Excerpt from page 60 of Alan Moore's BBC Maestro Course Notes 1.0, related to the 30th episode of the series,
 Lost In The Funhouse. Full course: HERE!

Alan Moore: [...] I recommend Gilbert Sorrentino’s Mulligan Stew, an ingeniously hilarious avant-garde novel about someone writing a dreadful avant-garde novel.
There are some wonderful touches in it. All of the characters in the novel get together in between scenes to discuss how the novel is going and previous books they featured in. [...]
One chapter was the writer’s attempt at pornography and is one of the funniest pornographies that you will ever read. It was based on the style of Victorian pornographies with their very overblown language. You would have this sexual situation where the writer keeps describing the colour of the underwear being torn off the female participants. The writing gets so overwrought that some of the underwear is being ripped off numerous times and seems to be changing colours.

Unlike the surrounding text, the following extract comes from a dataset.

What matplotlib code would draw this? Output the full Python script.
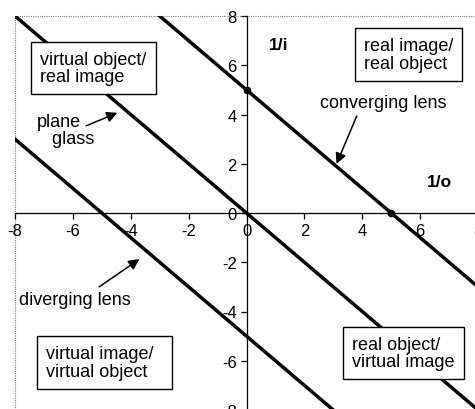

Another book of Gilbert Sorrentino you might want to look at is Aberration of Starlight, which is not funny so much as incredibly moving. It tells the story of a woman and her young son at a boarding house, and the arrival of a travelling salesman who might be a good romantic match for the young single mother. Each chapter is composed of three or four different parts, perhaps a letter that the character has written but not posted, a fantasy the character has had, and so on. You start to get an idea of how all of these people are misunderstanding each other. [...]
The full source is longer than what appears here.